YesimstillwatchingNetflix · 21/04/2019 06:11

It's rude. Send a card no gift. Don't attend unless you want to, but dont make a big deal about it ether

crispysausagerolls · 21/04/2019 06:19

Some people on this point are on crack (or don’t understand simple etiquette).

You don’t discuss an event around someone (especially not repeatedly) unless they are bloody well invited.

Evening invitations only are fucking rude. I don’t care what anyone else thinks - cut your cloth accordingly and invite how many people you can afford to the whole thing ffs, don’t stagger it and pick and choose parts of your wedding.

OP YANBU this is extremely rude. You are close to DN and this is absolutely disgraceful.

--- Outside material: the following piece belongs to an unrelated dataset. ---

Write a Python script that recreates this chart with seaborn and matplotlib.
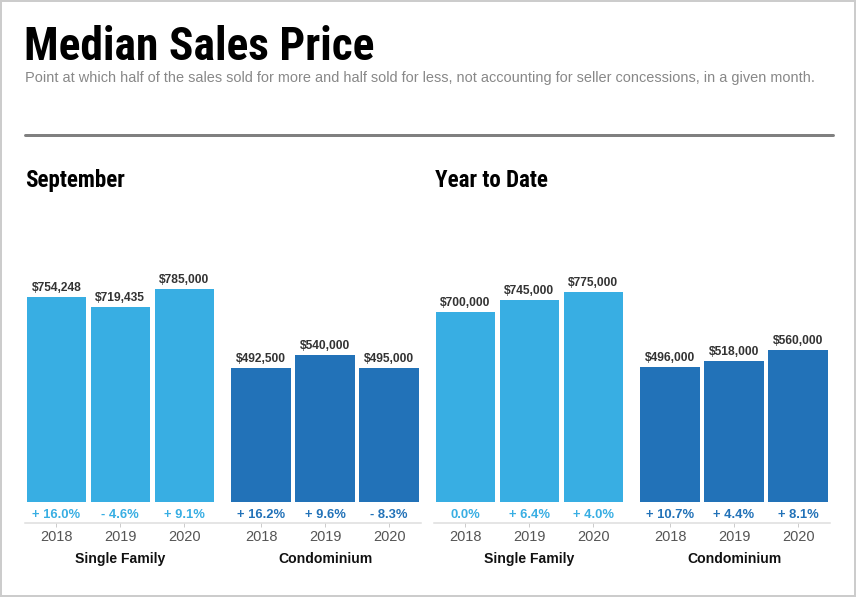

purplepears · 21/04/2019 06:22

@jessicawessica
How insulting of them to not invite you and DB and children.
They've shown you exactly what they think of you, haven't they?
Truly hurtful and damaging.

MsMarvellous · 21/04/2019 06:28

Ouch. I did the unmentionable and invited cousins to the day and the evening and not he breakfast. But it was due to so so many factors that I won't derail with here and a a really hard decision and I at least got them together to speak face to face to explain and say why and give them the chance to have a say.

Just leaving invites with your mum and running is cowardly.

Teddybear45 · 21/04/2019 06:29

No invitation equals no presents. Make it clear to your DB.